Hadi M. Fares

Self-Assembled Bilayers on Nanocrystalline Metal Oxides: Exploring the Non-Innocent Nature of the Linking Ions

Self-assembled bilayers on nanocrystalline metal oxide films are an increasingly popular strategy for modulating electron and energy transfer at dye-semiconductor interfaces. A majority of the work to date has relied on ZrII and ZnIV linking ions to assemble the films. In this report, we demonstrate that several different cations (CdII, CuII, FeII, LaIII, MnII, and SnIV) are not only effective in generating the bilayer assemblies but also have a profound influence on the stability and photophysical properties of the films. Bilayer films with ZrIV ions exhibited the highest photostability on both TiO2 and ZrO2. Despite the metal ions having a minimal influence on the absorption/emission energies and oxidation potentials of the dye, bilayers composed of CuII, FeII, and MnII exhibit significant excited-state quenching. The excited-state quenching decreases the electron injection yield but also, for CuII and MnII bilayers, significantly slows the back electron transfer kinetics.

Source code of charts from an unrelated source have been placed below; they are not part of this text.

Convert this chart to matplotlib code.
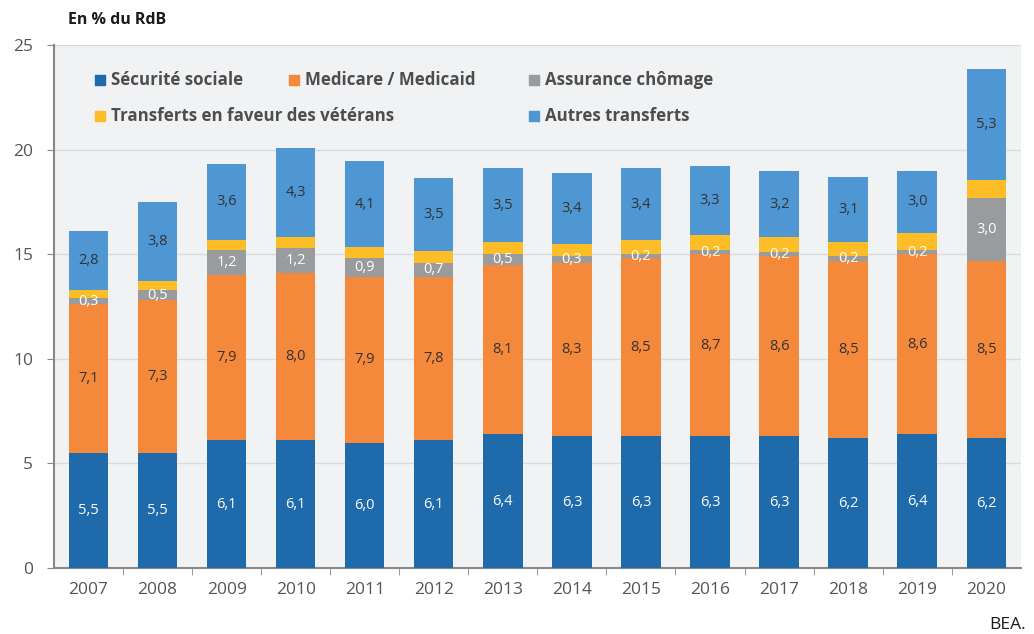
import numpy as np
import matplotlib.pyplot as plt

years = ['2007', '2008', '2009', '2010', '2011', '2012', '2013',
         '2014', '2015', '2016', '2017', '2018', '2019', '2020']
securite = [5.5, 5.5, 6.1, 6.1, 6.0, 6.1, 6.4, 6.3, 6.3, 6.3, 6.3, 6.2, 6.4, 6.2]
medicare = [7.1, 7.3, 7.9, 8.0, 7.9, 7.8, 8.1, 8.3, 8.5, 8.7, 8.6, 8.5, 8.6, 8.5]
chomage = [0.3, 0.5, 1.2, 1.2, 0.9, 0.7, 0.5, 0.3, 0.2, 0.2, 0.2, 0.2, 0.2, 3.0]
veterans = [0.4, 0.4, 0.5, 0.5, 0.55, 0.55, 0.6, 0.6, 0.7, 0.7, 0.7, 0.7, 0.8, 0.85]
autres = [2.8, 3.8, 3.6, 4.3, 4.1, 3.5, 3.5, 3.4, 3.4, 3.3, 3.2, 3.1, 3.0, 5.3]

series = [
    ('Sécurité sociale', securite, '#1f6aab', 'white', True),
    ('Medicare / Medicaid', medicare, '#f5893b', '#333333', True),
    ('Assurance chômage', chomage, '#999b9c', 'white', True),
    ('Transferts en faveur des vétérans', veterans, '#fdbd27', '#333333', False),
    ('Autres transferts', autres, '#4f97d2', '#333333', True),
]


def main():
    plt.rcParams['font.family'] = ['Open Sans', 'DejaVu Sans']

    fig = plt.figure(figsize=(10.34, 6.34), dpi=100)
    ax = fig.add_axes([0.0522, 0.104, 0.935, 0.825])
    ax.set_facecolor('#f1f2f4')

    x = np.arange(len(years))
    bottom = np.zeros(len(years))
    for name, vals, color, txtcol, show in series:
        vals = np.array(vals)
        ax.bar(x, vals, 0.57, bottom=bottom, color=color, zorder=3)
        if show:
            for xi, b, v in zip(x, bottom, vals):
                ax.text(xi, b + v / 2, f'{v:.1f}'.replace('.', ','), ha='center', va='center',
                        color=txtcol, fontsize=10.5, zorder=4)
        bottom += vals

    ax.set_xlim(-0.5, len(years) - 0.5)
    ax.set_ylim(0, 25)
    ax.set_yticks(range(0, 26, 5))
    ax.set_xticks(x)
    ax.set_xticklabels(years)
    ax.set_xticks(x[:-1] + 0.5, minor=True)
    ax.tick_params(axis='x', which='major', length=0, pad=10, labelsize=12.5, labelcolor='#555555')
    ax.tick_params(axis='x', which='minor', length=5, color='#888888')
    ax.tick_params(axis='y', length=5, color='#888888', labelsize=12.5, labelcolor='#555555', pad=10)
    ax.grid(axis='y', color='#d9dadc', linewidth=1, zorder=0)
    for side in ['top', 'right']:
        ax.spines[side].set_visible(False)
    for side in ['left', 'bottom']:
        ax.spines[side].set_color('#888888')
        ax.spines[side].set_linewidth(1.5)

    # legend drawn by hand: items flow like in the original
    spots = [(0.0475, 0.933), (0.2485, 0.933), (0.4965, 0.933),
             (0.0475, 0.864), (0.4965, 0.864)]
    for (name, vals, color, txtcol, show), (lx, ly) in zip(series, spots):
        ax.scatter([lx], [ly], s=52, marker='s', color=color, transform=ax.transAxes,
                   clip_on=False, zorder=5)
        ax.text(lx + 0.0115, ly, name, transform=ax.transAxes, va='center', ha='left',
                fontsize=12.2, fontweight='bold', color='#4d4d4d', zorder=5)

    fig.text(0.066, 0.968, 'En % du RdB', fontsize=11.5, fontweight='bold', color='#1a1a1a',
             va='center', ha='left')
    fig.text(0.992, 0.014, 'BEA.', fontsize=12.5, color='#1a1a1a', ha='right', va='center')

    fig.savefig('out.png', dpi=100)


if __name__ == '__main__':
    main()
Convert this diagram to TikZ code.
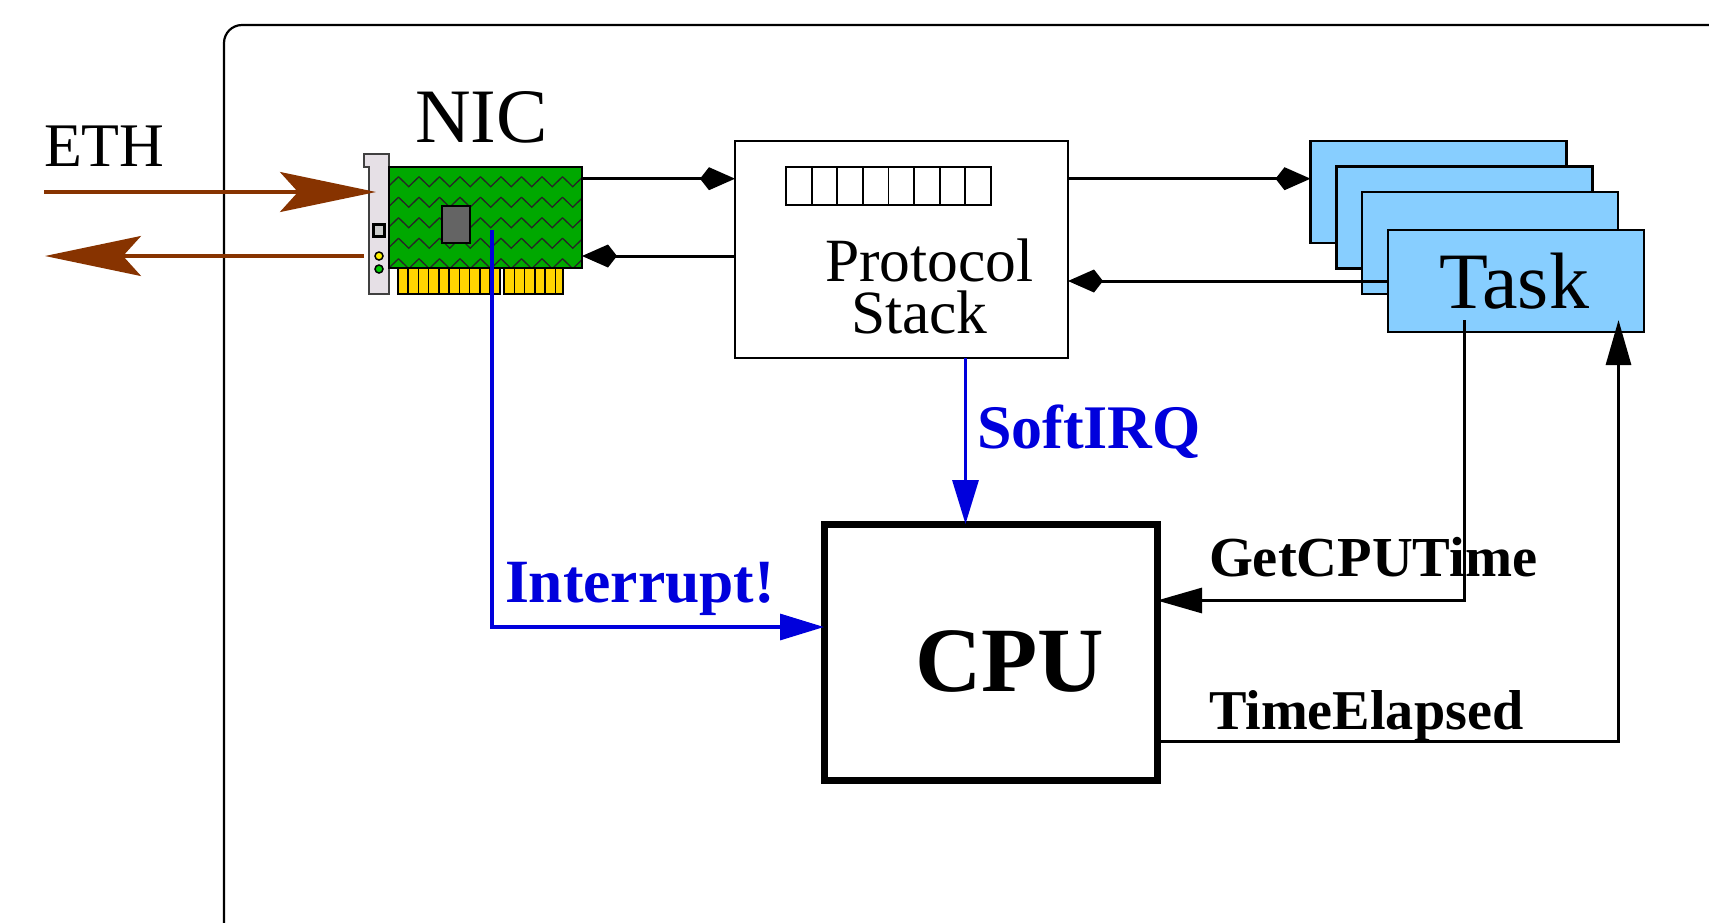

Intrinsic Properties of Polyelectrolyte Multilayer Membranes: Erasing the Memory of the Interface

Polyelectrolyte multilayers (PEMUs) are ultrathin membranes made by alternating adsorption of oppositely charged polyelectrolytes on substrates. Although PEMUs have shown exceptional selectivity for certain ion-filtering applications, they usually contain an excess of one of the polyelectrolytes due to the history- and condition-dependent mode of PEMU assembly. This excess charge provides fixed sites for ion exchange, enhancing the concentration of oppositely charged ions. Thus, the ion-permselective properties of PEMUs cannot be compared unless they are assembled under identical conditions. This work demonstrates the enhanced permeability of PEMUs as-made from poly(diallyldimethylammonium) (PDADMA), and poly(styrene sulfonate) (PSS) to ferricyanide as an example of an anion. Annealing by NaCl followed by pairing of excess PDADMA with additional PSS produces an almost stoichiometric film that better reflects the intrinsic transport properties of PEMUs. This pairing, observed in real time using electrochemical methods, occurs at the PEMU/solution interface under countercurrent transport of PSS from solution and excess PDADMA paired with a counterion, termed PDADMA*, from the PEMU bulk. A quantitative comparison of PSS and PDADMA* diffusion reveals the conditions under which PEMU assembly depends on PSS molecular weight and concentration.

Ion distribution in dry polyelectrolyte multilayers: a neutron reflectometry study

Ultrathin films of complexed polycation poly(diallyldimethylammonium), PDADMA, and polyanion poly(styrenesulfonate), PSS, were prepared on silicon wafers using the layer-by-layer adsorption technique. When terminated with PDADMA, all films had excess PDADMA, which was balanced by counterions. Neutron reflectivity of these as-made multilayers was compared with measurements on multilayers which had been further processed to ensure 1 : 1 stoichiometry of PDADMA and PSS. The compositions of all films, including polymers and counterions, were determined experimentally rather than by fitting, reducing the number of fit parameters required to model the reflectivity. For each sample, acetate, either protiated, CH3COO-, or deuterated, CD3COO-, served as the counterion. All films were maintained dry under vacuum. Scattering length density profiles were constrained to fit reflectivity data from samples having either counterion. The best fits were obtained with uniform counterion concentrations, even for stoichiometric samples that had been exposed to PDADMA for ca. 5 minutes, showing that surprisingly fast and complete transport of excess cationic charge occurs throughout the multilayer during its construction.